» **Available records**:
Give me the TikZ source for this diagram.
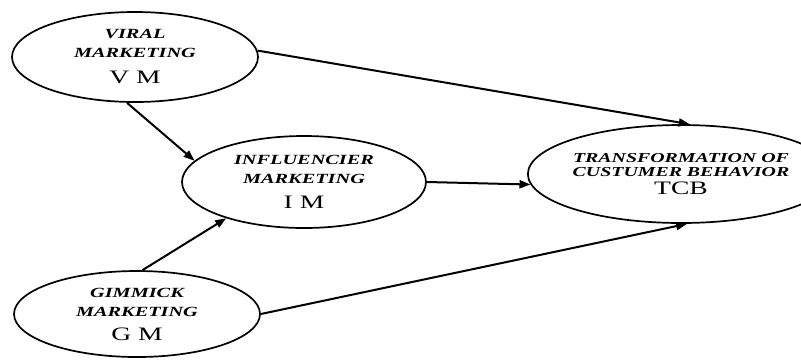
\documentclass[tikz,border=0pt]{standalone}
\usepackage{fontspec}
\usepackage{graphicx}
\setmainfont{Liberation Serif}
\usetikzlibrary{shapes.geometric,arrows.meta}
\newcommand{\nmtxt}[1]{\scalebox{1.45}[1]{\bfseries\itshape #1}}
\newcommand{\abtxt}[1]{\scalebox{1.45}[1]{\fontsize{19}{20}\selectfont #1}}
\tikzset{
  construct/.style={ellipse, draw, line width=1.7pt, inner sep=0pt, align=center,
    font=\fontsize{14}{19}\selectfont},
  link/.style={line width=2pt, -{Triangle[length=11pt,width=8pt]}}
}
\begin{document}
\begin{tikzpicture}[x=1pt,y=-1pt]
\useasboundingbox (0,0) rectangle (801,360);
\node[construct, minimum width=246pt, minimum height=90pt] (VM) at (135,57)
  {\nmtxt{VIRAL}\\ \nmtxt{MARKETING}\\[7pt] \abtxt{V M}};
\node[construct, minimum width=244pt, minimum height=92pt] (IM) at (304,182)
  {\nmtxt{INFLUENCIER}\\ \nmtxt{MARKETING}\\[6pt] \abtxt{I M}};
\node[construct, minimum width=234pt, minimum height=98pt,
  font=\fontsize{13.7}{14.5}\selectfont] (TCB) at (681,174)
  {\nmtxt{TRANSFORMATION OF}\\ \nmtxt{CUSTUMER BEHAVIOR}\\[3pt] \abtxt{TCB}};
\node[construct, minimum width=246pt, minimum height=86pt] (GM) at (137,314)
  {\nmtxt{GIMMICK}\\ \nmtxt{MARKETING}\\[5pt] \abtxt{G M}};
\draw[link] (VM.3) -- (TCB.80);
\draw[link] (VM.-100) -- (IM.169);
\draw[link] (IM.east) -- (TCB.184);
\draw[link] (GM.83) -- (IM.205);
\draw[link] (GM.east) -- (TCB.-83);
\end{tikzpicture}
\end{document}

...

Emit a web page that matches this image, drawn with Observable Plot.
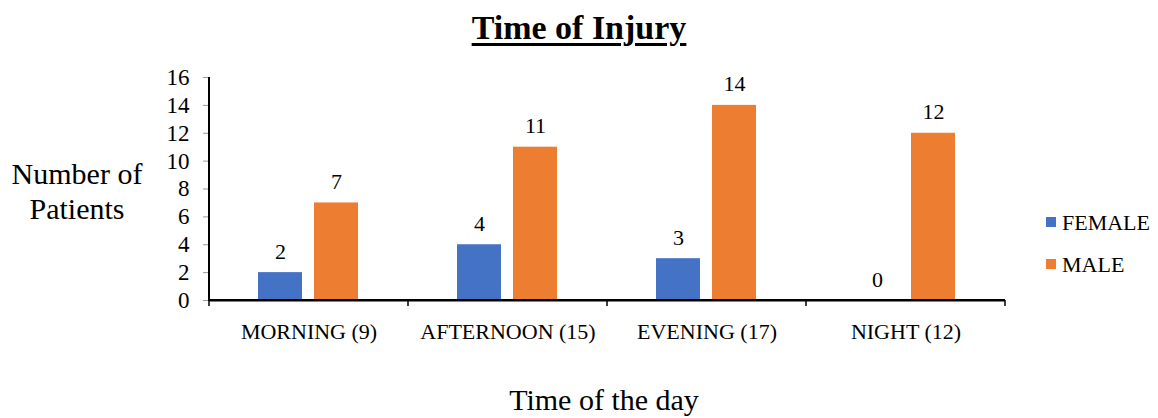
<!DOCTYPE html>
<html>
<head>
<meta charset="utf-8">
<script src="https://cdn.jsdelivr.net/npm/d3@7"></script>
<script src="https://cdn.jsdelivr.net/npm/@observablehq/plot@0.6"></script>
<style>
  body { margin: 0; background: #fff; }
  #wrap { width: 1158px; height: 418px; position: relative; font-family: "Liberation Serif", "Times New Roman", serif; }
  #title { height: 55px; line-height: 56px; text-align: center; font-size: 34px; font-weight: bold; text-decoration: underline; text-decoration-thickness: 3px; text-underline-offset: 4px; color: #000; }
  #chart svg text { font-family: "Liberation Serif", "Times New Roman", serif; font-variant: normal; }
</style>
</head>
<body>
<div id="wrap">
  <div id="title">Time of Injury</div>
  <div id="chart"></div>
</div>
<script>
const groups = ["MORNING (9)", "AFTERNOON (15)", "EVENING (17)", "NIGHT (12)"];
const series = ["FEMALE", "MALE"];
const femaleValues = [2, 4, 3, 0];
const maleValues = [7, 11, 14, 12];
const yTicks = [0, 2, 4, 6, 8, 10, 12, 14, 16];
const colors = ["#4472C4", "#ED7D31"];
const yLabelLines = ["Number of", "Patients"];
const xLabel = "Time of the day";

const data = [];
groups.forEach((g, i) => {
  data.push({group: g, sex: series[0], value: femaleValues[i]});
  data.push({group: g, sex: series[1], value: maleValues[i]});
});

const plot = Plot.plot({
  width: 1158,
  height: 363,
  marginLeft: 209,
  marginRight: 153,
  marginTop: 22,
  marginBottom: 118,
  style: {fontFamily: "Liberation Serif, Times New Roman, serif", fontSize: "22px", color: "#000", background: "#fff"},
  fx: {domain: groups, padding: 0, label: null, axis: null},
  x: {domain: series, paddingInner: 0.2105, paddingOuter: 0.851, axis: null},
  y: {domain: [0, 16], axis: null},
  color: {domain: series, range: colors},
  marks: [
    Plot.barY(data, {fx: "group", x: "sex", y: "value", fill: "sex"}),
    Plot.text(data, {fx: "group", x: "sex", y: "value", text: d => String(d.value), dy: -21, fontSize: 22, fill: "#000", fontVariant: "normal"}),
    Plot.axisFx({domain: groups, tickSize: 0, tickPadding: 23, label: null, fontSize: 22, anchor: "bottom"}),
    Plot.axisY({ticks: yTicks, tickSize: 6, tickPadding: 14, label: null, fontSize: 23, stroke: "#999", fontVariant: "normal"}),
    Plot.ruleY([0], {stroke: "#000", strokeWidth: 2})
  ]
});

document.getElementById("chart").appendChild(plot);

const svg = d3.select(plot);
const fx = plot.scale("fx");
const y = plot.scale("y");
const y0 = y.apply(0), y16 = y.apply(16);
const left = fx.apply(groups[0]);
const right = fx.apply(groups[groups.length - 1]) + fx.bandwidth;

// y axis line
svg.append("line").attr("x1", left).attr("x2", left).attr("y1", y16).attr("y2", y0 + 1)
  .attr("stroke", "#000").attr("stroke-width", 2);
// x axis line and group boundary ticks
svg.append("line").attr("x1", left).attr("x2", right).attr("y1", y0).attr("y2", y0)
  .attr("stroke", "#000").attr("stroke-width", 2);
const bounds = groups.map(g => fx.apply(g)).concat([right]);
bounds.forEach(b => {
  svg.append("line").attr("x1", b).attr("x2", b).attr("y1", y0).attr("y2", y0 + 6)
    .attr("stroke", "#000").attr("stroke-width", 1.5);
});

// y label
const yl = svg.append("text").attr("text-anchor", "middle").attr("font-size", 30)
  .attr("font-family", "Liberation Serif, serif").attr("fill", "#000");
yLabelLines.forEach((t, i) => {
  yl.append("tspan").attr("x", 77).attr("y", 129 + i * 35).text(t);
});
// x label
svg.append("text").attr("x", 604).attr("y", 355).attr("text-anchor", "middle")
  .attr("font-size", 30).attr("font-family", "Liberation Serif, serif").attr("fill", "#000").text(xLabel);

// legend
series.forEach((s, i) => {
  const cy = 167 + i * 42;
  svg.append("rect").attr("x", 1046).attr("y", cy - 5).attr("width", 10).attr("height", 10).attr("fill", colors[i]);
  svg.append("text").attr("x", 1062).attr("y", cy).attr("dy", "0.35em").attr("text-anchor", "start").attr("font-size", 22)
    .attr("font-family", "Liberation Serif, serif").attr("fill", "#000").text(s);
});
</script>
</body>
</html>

--

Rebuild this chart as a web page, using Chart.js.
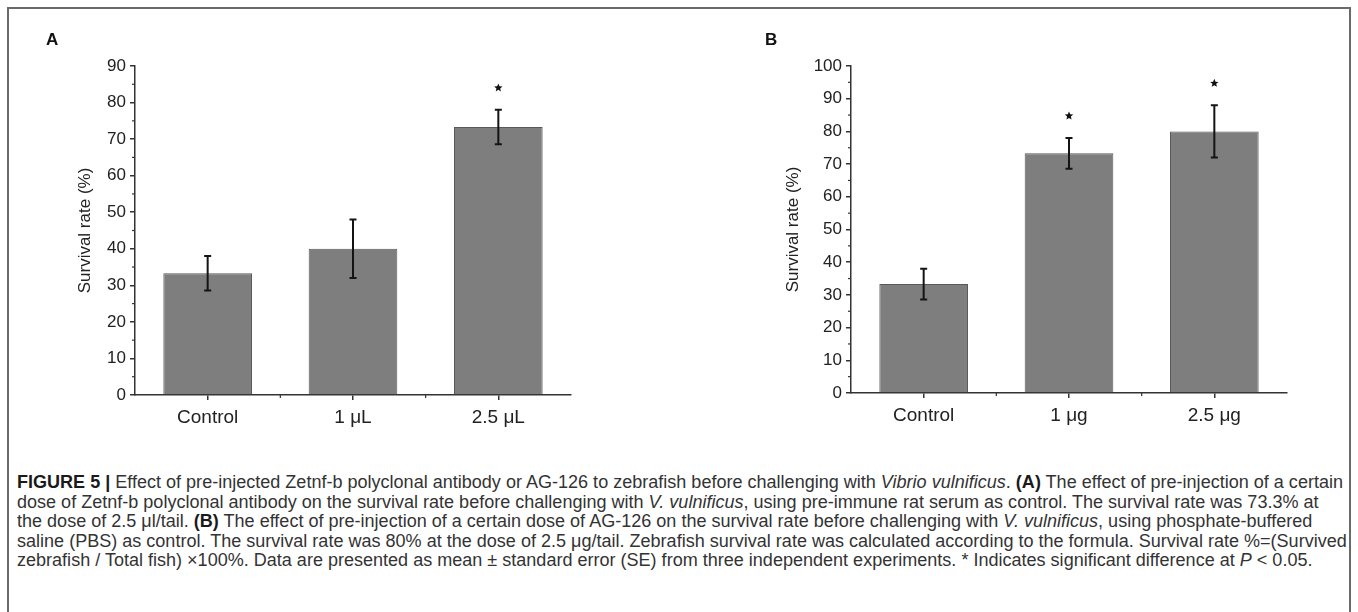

» **What the task asks**:
Gather up the lines that contain the word "this".

» **Task output**:
Give me the TikZ source for this diagram.
Emit a web page that matches this image, drawn with Observable Plot.
Rebuild this chart as a web page, using Chart.js.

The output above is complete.